* **Request**
Each line from the start of the records below through the line that contains "text=cblue] (ans) at" should be printed exactly. Pictures are omitted.

+++ Source material

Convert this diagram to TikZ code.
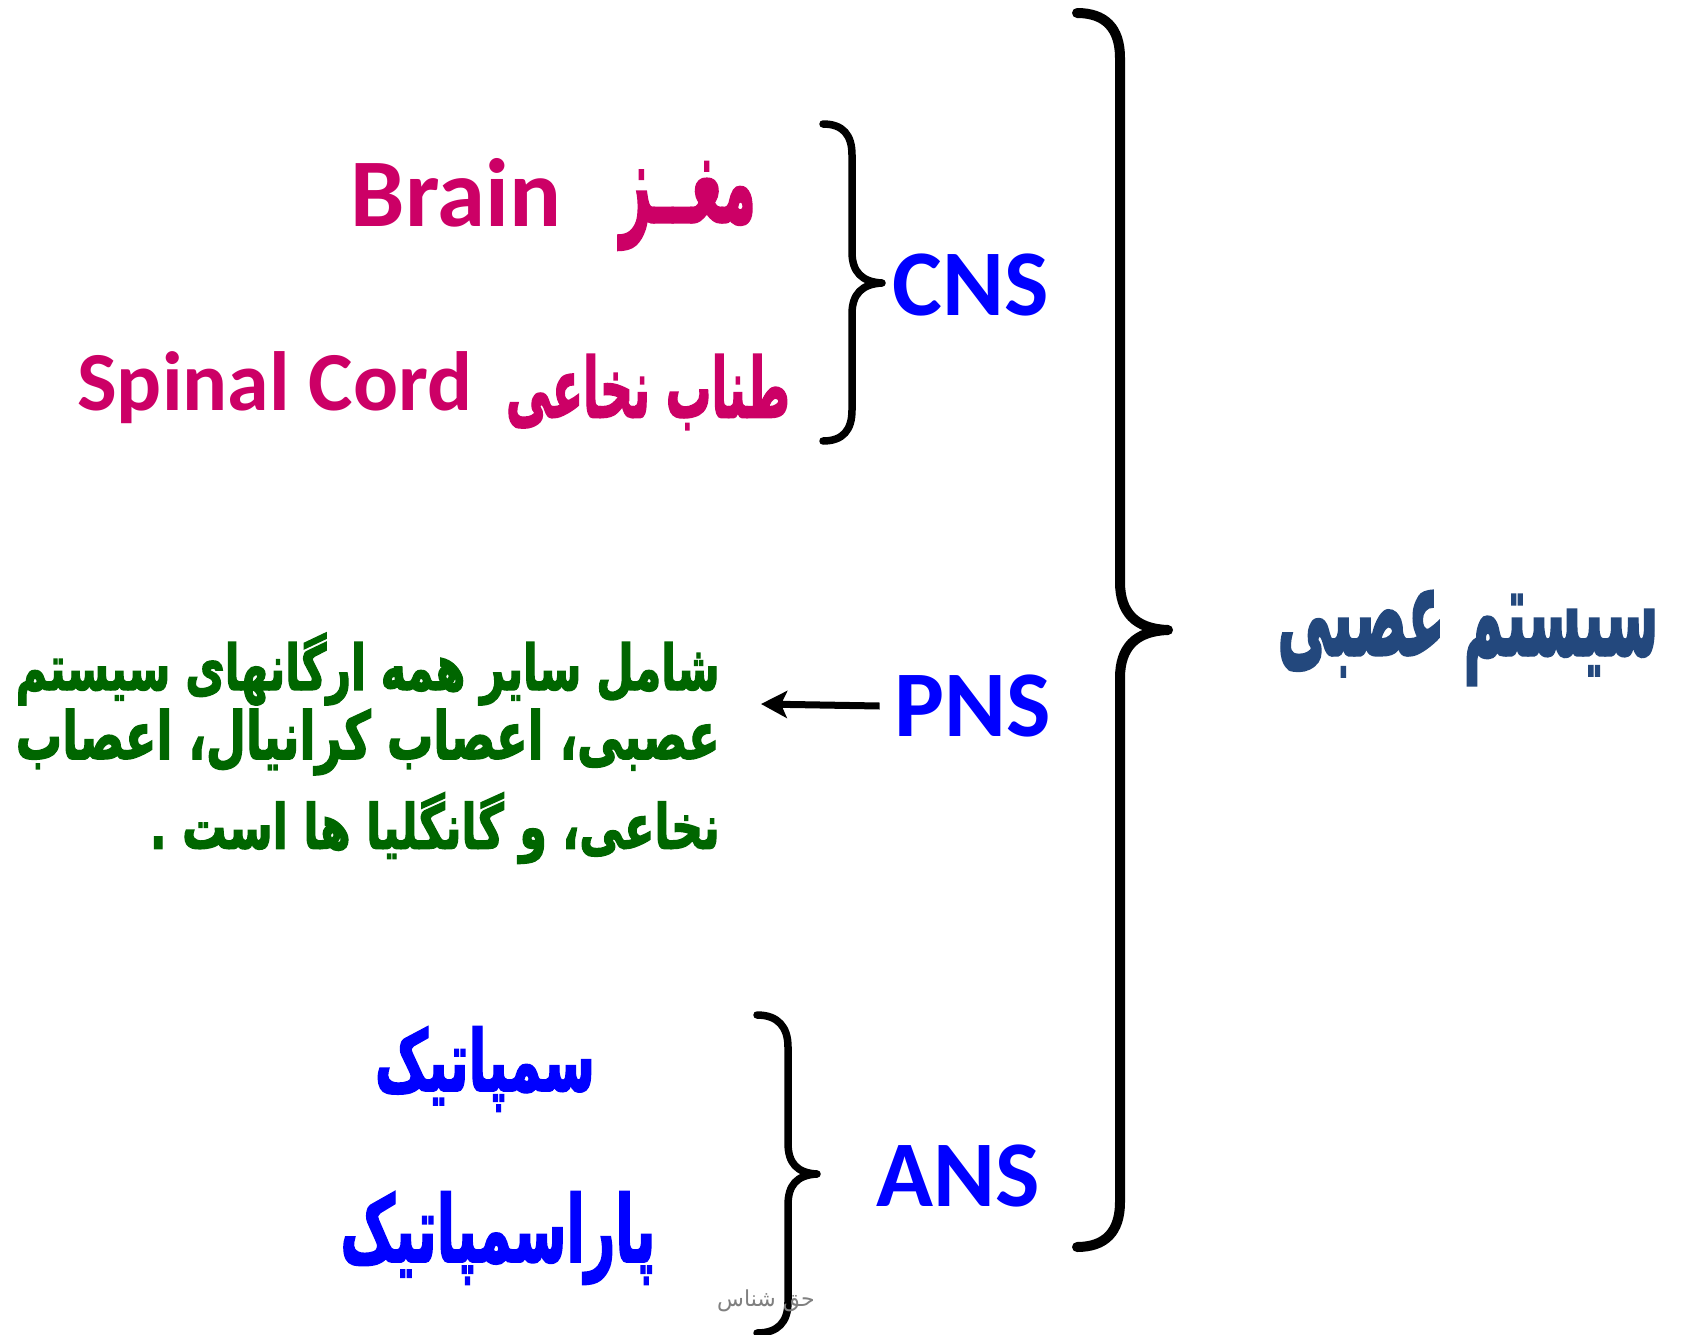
\documentclass[tikz,border=0pt]{standalone}
\usepackage{fontspec}
\usepackage{graphicx}
\setmainfont{Carlito}
\newfontfamily\arab[Script=Arabic, FakeBold=2.5]{DejaVu Sans Bold}
\TeXXeTstate=1
\usetikzlibrary{arrows.meta}
\definecolor{cblue}{RGB}{0,0,255}
\definecolor{cmag}{RGB}{204,0,102}
\definecolor{cgreen}{RGB}{0,102,0}
\definecolor{ctitle}{RGB}{35,72,125}
\definecolor{cgray}{RGB}{128,128,128}
\newfontfamily\arabthin[Script=Arabic]{DejaVu Sans}
% fit an RTL text into a box of given width and height (pt)
\newcommand{\fitar}[3]{\resizebox{#1pt}{#2pt}{\arab\fontsize{60}{70}\selectfont #3}}
\tikzset{
  lat/.style={inner sep=0pt, font=\bfseries\fontsize{94}{100}\selectfont},
  ar/.style={inner sep=0pt},
  brace/.style={line width=#1, line cap=round, line join=round},
}
\begin{document}
\begin{tikzpicture}[x=1pt,y=-1pt]
\useasboundingbox[fill=white] (0,0) rectangle (1681,1335);

% big brace
\draw[brace=10pt] (1077,13) .. controls (1105,13) and (1120,28) .. (1120,58) -- (1120,582)
  .. controls (1120,612) and (1135,629) .. (1168,630)
  .. controls (1135,631) and (1120,648) .. (1120,678) -- (1120,1202)
  .. controls (1120,1232) and (1105,1247) .. (1077,1247);

% CNS brace
\draw[brace=7.5pt] (823,124) .. controls (843,124) and (852,135) .. (852,155) -- (852,252)
  .. controls (852,272) and (862,282) .. (882,283)
  .. controls (862,284) and (852,294) .. (852,314) -- (852,410)
  .. controls (852,430) and (843,441) .. (823,441);

% ANS brace
\draw[brace=7.5pt] (757,1015) .. controls (778,1015) and (788,1027) .. (788,1047) -- (788,1143)
  .. controls (788,1163) and (797,1173) .. (817,1174)
  .. controls (797,1175) and (788,1185) .. (788,1205) -- (788,1302)
  .. controls (788,1322) and (778,1333) .. (757,1333);

% labels
\node[lat, text=cblue] (cns) at (971,285) {CNS};
\node[lat, text=cblue] (pns) at (973,706) {PNS};
\node[lat, text=cblue] (ans) at (958,1176) {ANS};

\node[inner sep=0pt, text=cmag, font=\bfseries\fontsize{97}{100}\selectfont] (brain) at (456,193) {Brain};
\node[ar, text=cmag] (maghz) at (688,206) {\fitar{136}{60}{\beginR مغــز\endR}};
\node[inner sep=0pt, text=cmag, font=\bfseries\fontsize{84}{90}\selectfont, anchor=west] (spinal) at (77,388) {Spinal Cord};
\node[ar, text=cmag] (tanab) at (648,392) {\fitar{284}{63}{\beginR طناب نخاعی\endR}};

% green paragraph
\node[ar, text=cgreen, anchor=east] (g1) at (720,669) {\fitar{704}{57}{\beginR شامل سایر همه ارگانهای سیستم\endR}};
\node[ar, text=cgreen, anchor=east] (g2) at (720,742) {\fitar{704}{50}{\beginR عصبی، اعصاب کرانیال، اعصاب\endR}};
\node[ar, text=cgreen, anchor=east] (g3) at (720,828) {\fitar{570}{56}{\beginR نخاعی، و گانگلیا ها است .\endR}};

\coordinate (pnsend) at (761,704);
\draw[line width=7pt, -{Stealth[length=26pt,width=27pt,inset=6pt]}] ([xshift=-15pt]pns.west) -- (pnsend);

% ANS items
\node[ar, text=cblue] (sym) at (485,1069) {\fitar{220}{64}{\beginR سمپاتیک\endR}};
\node[ar, text=cblue] (para) at (498,1238) {\fitar{315}{70}{\beginR پاراسمپاتیک\endR}};

% title
\node[ar, text=ctitle] (title) at (1468,638) {\fitar{381}{64}{\beginR سیستم عصبی\endR}};

% watermark
\node[ar, text=cgray, font=\arabthin\fontsize{22}{26}\selectfont] (wm) at (766,1301) {\beginR حق شناس\endR};
\end{tikzpicture}
\end{document}
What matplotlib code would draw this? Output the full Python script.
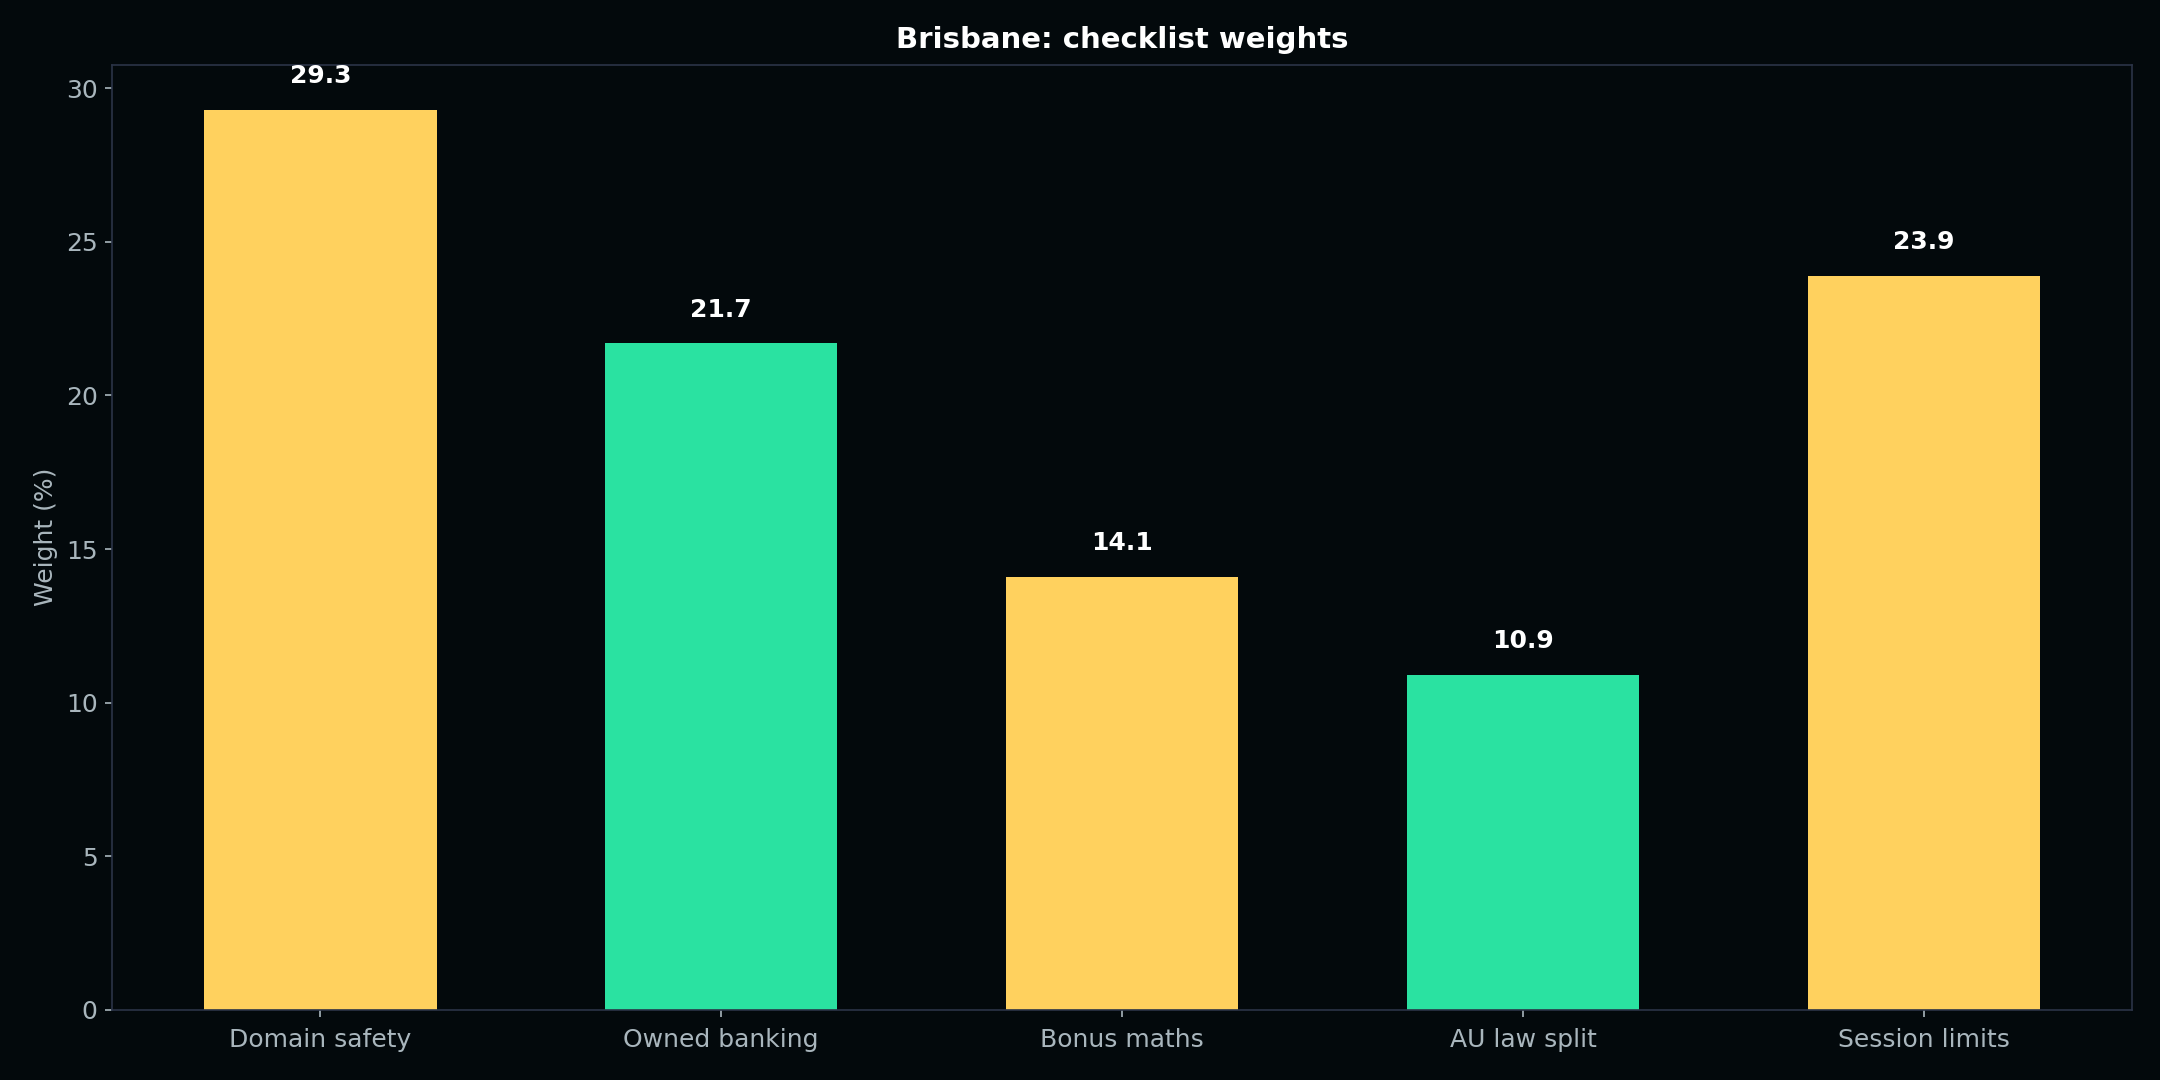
import matplotlib.pyplot as plt

categories = ["Domain safety", "Owned banking", "Bonus maths", "AU law split", "Session limits"]
weights = [29.3, 21.7, 14.1, 10.9, 23.9]
bar_colors = ["#ffd15e", "#2ae2a1", "#ffd15e", "#2ae2a1", "#ffd15e"]

BG = "#03090c"
TXT = "#a9b6bd"
EDGE = "#2b3447"

fig, ax = plt.subplots(figsize=(14.4, 7.2), dpi=150)
fig.patch.set_facecolor(BG)
ax.set_facecolor(BG)

bars = ax.bar(categories, weights, width=0.58, color=bar_colors)
for b, v in zip(bars, weights):
    ax.text(b.get_x() + b.get_width() / 2, v + 0.7, f"{v:.1f}",
            ha="center", va="bottom", color="white", fontsize=12, fontweight="bold")

ax.set_title("Brisbane: checklist weights", color="white", fontsize=14, fontweight="bold", pad=8)
ax.set_ylabel("Weight (%)", color=TXT, fontsize=12)
ax.tick_params(colors=TXT, labelsize=12)
ax.tick_params(axis="x", pad=5)
for s in ax.spines.values():
    s.set_color(EDGE)

fig.subplots_adjust(left=0.052, right=0.987, top=0.94, bottom=0.065)
fig.savefig("out.png", facecolor=BG)
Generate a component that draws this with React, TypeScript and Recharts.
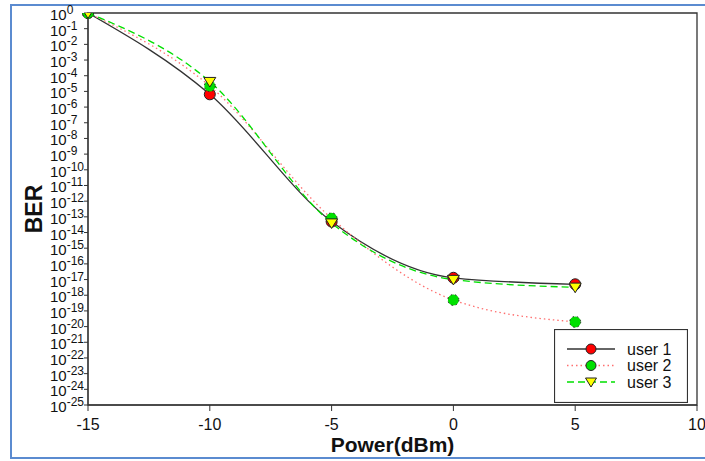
import React from "react";
import { LineChart, Line, XAxis, YAxis, ReferenceArea } from "recharts";

const powers = [-15, -10, -5, 0, 5];
const user1 = [1, 6.5e-6, 5e-14, 1.3e-17, 5e-18];
const user2 = [1, 2.2e-5, 8e-14, 5e-19, 2e-20];
const user3 = [1, 4.2e-5, 4e-14, 1e-17, 3.2e-18];
const xTicks = [-15, -10, -5, 0, 5, 10];
const yExponents = [0, -1, -2, -3, -4, -5, -6, -7, -8, -9, -10, -11, -12, -13, -14, -15, -16, -17, -18, -19, -20, -21, -22, -23, -24, -25];
const yTicks = yExponents.map((e) => Math.pow(10, e));
const seriesNames = ["user 1", "user 2", "user 3"];

const data = powers.map((p, i) => ({ p, u1: user1[i], u2: user2[i], u3: user3[i] }));

const FONT = "Arial, 'Liberation Sans', sans-serif";

const YTick = (props: any) => {
  const { y, payload } = props;
  const e = Math.round(Math.log10(payload.value));
  return (
    <text x={50} y={y + 7} fontFamily={FONT} fontSize={15} fill="#111" textAnchor="start">
      10
      <tspan dy={-6} fontSize={12}>{e}</tspan>
    </text>
  );
};

const Tri = (props: any) => {
  const { cx, cy } = props;
  if (cx == null || cy == null) return null;
  const r = 6;
  return (
    <path
      d={`M${cx - r},${cy - r * 0.7} L${cx + r},${cy - r * 0.7} L${cx},${cy + r * 0.9} Z`}
      fill="#ffff00"
      stroke="#222"
      strokeWidth={1}
    />
  );
};

const LegendBox = () => {
  const rows = [
    { name: seriesNames[0], stroke: "#333", dash: undefined, marker: "circle", fill: "#ff0000" },
    { name: seriesNames[1], stroke: "#ff6f6f", dash: "1.5 3", marker: "circle", fill: "#00e000" },
    { name: seriesNames[2], stroke: "#00e000", dash: "7 4", marker: "tri", fill: "#ffff00" },
  ];
  return (
    <svg width={134} height={74} style={{ display: "block" }}>
      <rect x={0.5} y={0.5} width={133} height={73} fill="#fff" stroke="#333" strokeWidth={1.2} />
      {rows.map((r, i) => {
        const cy = 20 + i * 16.5;
        return (
          <g key={r.name}>
            <line x1={13} x2={61} y1={cy} y2={cy} stroke={r.stroke} strokeWidth={1.3} strokeDasharray={r.dash} />
            {r.marker === "circle" ? (
              <circle cx={37} cy={cy} r={5} fill={r.fill} stroke="#222" strokeWidth={1} />
            ) : (
              <path d={`M${37 - 5.5},${cy - 4} L${37 + 5.5},${cy - 4} L${37},${cy + 5} Z`} fill={r.fill} stroke="#222" strokeWidth={1} />
            )}
            <text x={73} y={cy + 5.5} fontFamily={FONT} fontSize={16} fill="#111">{r.name}</text>
          </g>
        );
      })}
    </svg>
  );
};

export default function App() {
  return (
    <div style={{ position: "absolute", left: 0, top: 0, width: 705, height: 461, background: "#fff", overflow: "hidden" }}>
      <div
        style={{
          position: "absolute",
          left: 10,
          top: 4,
          width: 720,
          height: 455,
          border: "2px solid #5b8bd0",
          boxSizing: "border-box",
        }}
      />
      <div style={{ position: "absolute", left: 0, top: 0 }}>
        <LineChart width={705} height={461} data={data} margin={{ top: 13, right: 8, bottom: 0, left: 0 }}>
          <XAxis
            dataKey="p"
            type="number"
            domain={[-15, 10]}
            ticks={xTicks}
            height={56}
            stroke="#333"
            tickLine={{ stroke: "#333" }}
            tickSize={6}
            tick={{ fontFamily: FONT, fontSize: 16, fill: "#111" }}
            tickMargin={8}
            label={{ value: "Power(dBm)", position: "insideBottom", offset: 9, style: { fontFamily: FONT, fontSize: 21, fontWeight: "bold", fill: "#111" } }}
          />
          <YAxis
            type="number"
            scale="log"
            domain={[1e-25, 1]}
            ticks={yTicks}
            interval={0}
            allowDataOverflow
            width={88}
            stroke="#333"
            tickSize={4}
            tick={<YTick />}
            label={{ value: "BER", angle: -90, position: "insideLeft", offset: 34, style: { fontFamily: FONT, fontSize: 23, fontWeight: "bold", fill: "#111", textAnchor: "middle" } }}
          />
          <ReferenceArea x1={-15} x2={10} y1={1e-25} y2={1} fill="none" stroke="#333" strokeWidth={1.3} ifOverflow="visible" />
          <Line
            dataKey="u1"
            name={seriesNames[0]}
            type="monotone"
            stroke="#333"
            strokeWidth={1.3}
            dot={{ r: 5.5, fill: "#ff0000", stroke: "#222", strokeWidth: 1 }}
            isAnimationActive={false}
          />
          <Line
            dataKey="u2"
            name={seriesNames[1]}
            type="monotone"
            stroke="#ff6f6f"
            strokeWidth={1.3}
            strokeDasharray="1.5 3"
            dot={{ r: 5.5, fill: "#00e000", stroke: "#222", strokeWidth: 1 }}
            isAnimationActive={false}
          />
          <Line
            dataKey="u3"
            name={seriesNames[2]}
            type="monotone"
            stroke="#00e000"
            strokeWidth={1.3}
            strokeDasharray="7 4"
            dot={<Tri />}
            isAnimationActive={false}
          />
        </LineChart>
      </div>
      <div style={{ position: "absolute", left: 554, top: 329 }}>
        <LegendBox />
      </div>
    </div>
  );
}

++++++

* **Task output**
Convert this diagram to TikZ code.
\documentclass[tikz,border=0pt]{standalone}
\usepackage{fontspec}
\usepackage{graphicx}
\setmainfont{Carlito}
\newfontfamily\arab[Script=Arabic, FakeBold=2.5]{DejaVu Sans Bold}
\TeXXeTstate=1
\usetikzlibrary{arrows.meta}
\definecolor{cblue}{RGB}{0,0,255}
\definecolor{cmag}{RGB}{204,0,102}
\definecolor{cgreen}{RGB}{0,102,0}
\definecolor{ctitle}{RGB}{35,72,125}
\definecolor{cgray}{RGB}{128,128,128}
\newfontfamily\arabthin[Script=Arabic]{DejaVu Sans}
% fit an RTL text into a box of given width and height (pt)
\newcommand{\fitar}[3]{\resizebox{#1pt}{#2pt}{\arab\fontsize{60}{70}\selectfont #3}}
\tikzset{
  lat/.style={inner sep=0pt, font=\bfseries\fontsize{94}{100}\selectfont},
  ar/.style={inner sep=0pt},
  brace/.style={line width=#1, line cap=round, line join=round},
}
\begin{document}
\begin{tikzpicture}[x=1pt,y=-1pt]
\useasboundingbox[fill=white] (0,0) rectangle (1681,1335);

% big brace
\draw[brace=10pt] (1077,13) .. controls (1105,13) and (1120,28) .. (1120,58) -- (1120,582)
  .. controls (1120,612) and (1135,629) .. (1168,630)
  .. controls (1135,631) and (1120,648) .. (1120,678) -- (1120,1202)
  .. controls (1120,1232) and (1105,1247) .. (1077,1247);

% CNS brace
\draw[brace=7.5pt] (823,124) .. controls (843,124) and (852,135) .. (852,155) -- (852,252)
  .. controls (852,272) and (862,282) .. (882,283)
  .. controls (862,284) and (852,294) .. (852,314) -- (852,410)
  .. controls (852,430) and (843,441) .. (823,441);

% ANS brace
\draw[brace=7.5pt] (757,1015) .. controls (778,1015) and (788,1027) .. (788,1047) -- (788,1143)
  .. controls (788,1163) and (797,1173) .. (817,1174)
  .. controls (797,1175) and (788,1185) .. (788,1205) -- (788,1302)
  .. controls (788,1322) and (778,1333) .. (757,1333);

% labels
\node[lat, text=cblue] (cns) at (971,285) {CNS};
\node[lat, text=cblue] (pns) at (973,706) {PNS};
\node[lat, text=cblue] (ans) at (958,1176) {ANS};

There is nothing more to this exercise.